Sunday, November 24, 2013

Birnbaum v. Newport Steel Corp. case brief

Birnbaum v. Newport Steel Corp. case brief summary
193 F.2d 461 (1952)


CASE SYNOPSIS
Appellants sought review of an order from the United States District Court (New York), in which the court dismissed appellants' claims of violation of the Securities Exchange Act of 1934, 15 U.S.C.S. § 78j(b), and S.E.C. Rule 10B-5, 17 C.F.R. § 240.10b-5 (1949).

CASE FACTS
Appellants brought suit against appellee, alleging violation of the Securities Exchange Act of 1934, 15 U.S.C.S. § 78j(b), and S.E.C. Rule 10B-5, 17 C.F.R. § 240.10b-5 (1949).
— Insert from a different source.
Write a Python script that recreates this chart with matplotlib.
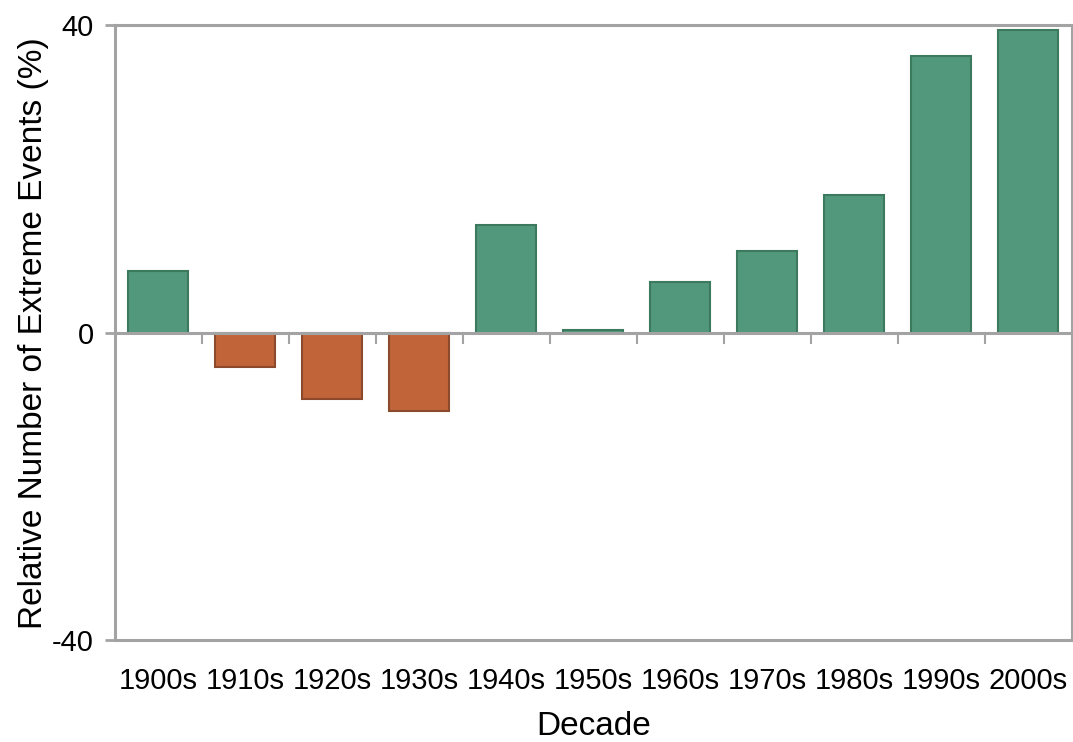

The district court held that Rule 10b-5 did not apply to fraud perpetrated upon the purchaser or seller of securities and had no relation to breaches of fiduciary duty by corporate insiders resulting in fraud upon those who were not purchasers or sellers.

DISCUSSION

  • The appeals court agreed with the district court and affirmed the judgment. 
  • The appeals court held that the Act was directed solely at the type of misrepresentation or fraudulent practice usually associated with the sale or purchase of securities, rather than at fraudulent mismanagement of corporate affairs. 
  • The court further held that Rule 10b-5 extended protection only to the defrauded purchaser or seller.

CONCLUSION
The appeals court affirmed the lower court's judgment.